You won’t have to worry about much logging traffic though.  Things are similar to last week.  Logging trucks are using the Trappers Lake Road, the Greenwood Road, Firebox Road, and Old Greenwood Road (Forest Road 144).  Do still watch out for rough roadways, though some grading is starting to take place.

The other thing to watch for on roadways are fawns and moose calves.  You should watch for the adults too, of course, but we’ve had a lot of people seeing the newborns out with their moms.  Remember, a moose with a calf is very protective, and you should not try to approach them for photos.  People have been charged by protective mama moose, and you really don’t want a moose mad at you.  Deer protect their fawns by hiding them while mom goes out grazing.  Fawns will lie perfectly still when you stumble across one.  Don’t try to pick it up, or try to help it – it is just fine.  Also, don’t stay near for too long, you’ll only stress the poor thing.  Just leave fawns alone and mom will come back and take care of it. 

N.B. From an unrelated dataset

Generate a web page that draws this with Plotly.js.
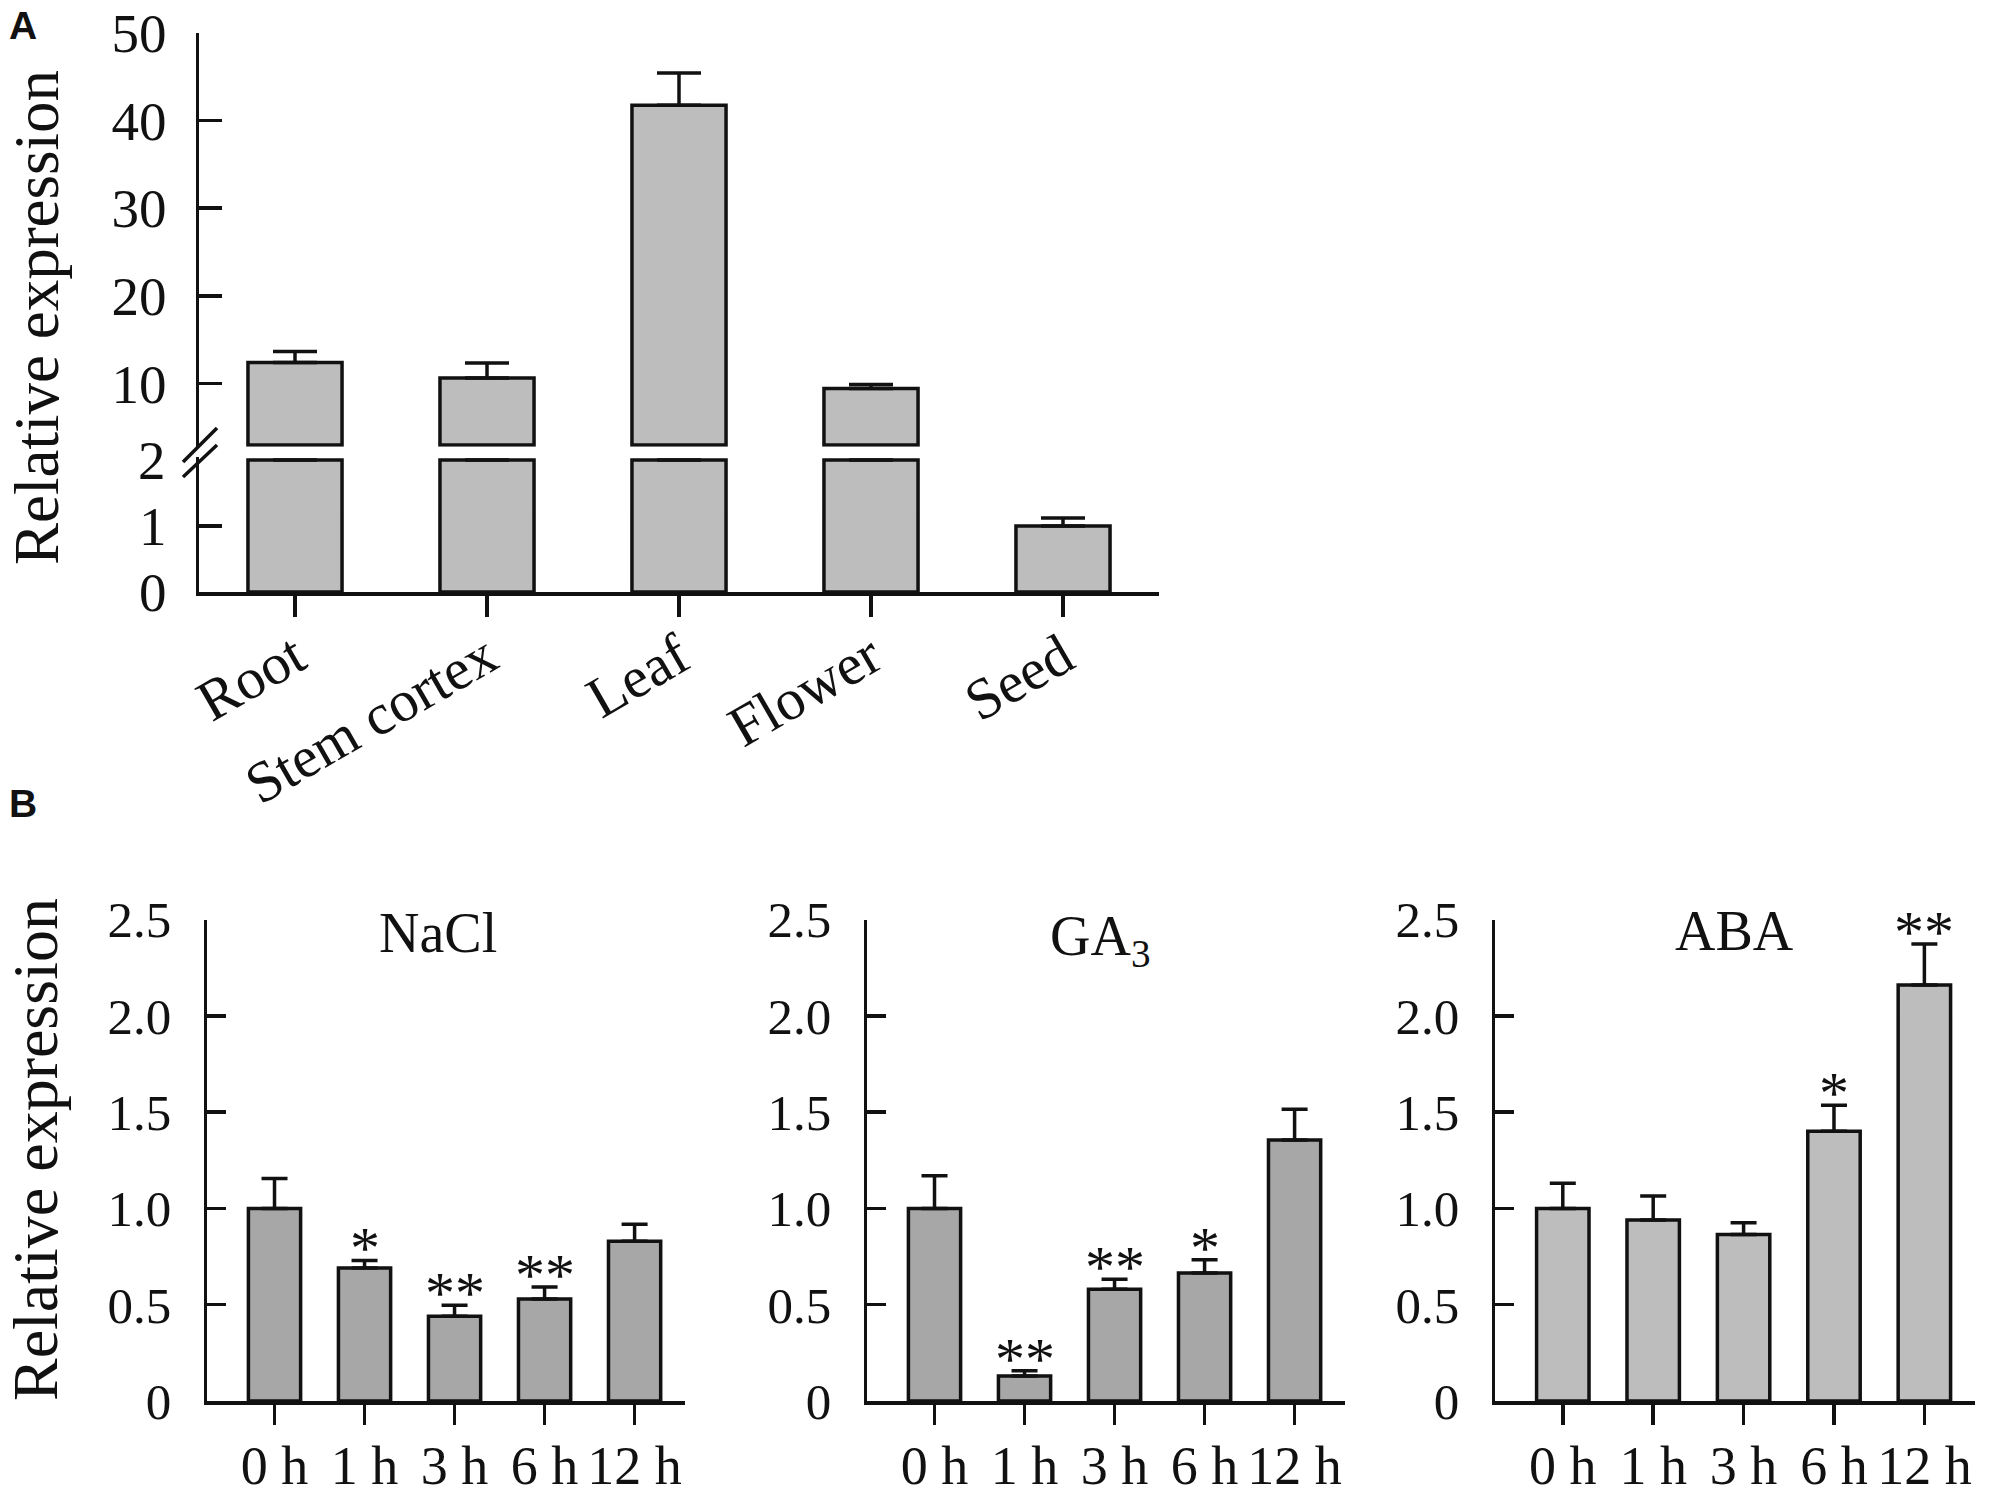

People also like to “help” abandoned bunnies and chicks who “fell” out of the nest.  As nice as the thought is, bunnies and chicks usually don’t need help.  Snowshoe hare moms leave their young alone, just like fawns, and abandoned bunnies are not really abandoned at all.  The mom is usually very secretive, and you may never catch her coming back to nurse the young.  For baby birds that seem to have fallen, well, that’s part of learning to fly.  Chicks will fall, or fly, out of the nest and be not quite good enough to fly back up.  Mom will still feed them on the ground, just let them be.

I hope you make some time this week to get out in the woods and search out some of these young animals and their parents.  It looks like we could have some great weather, so get out there!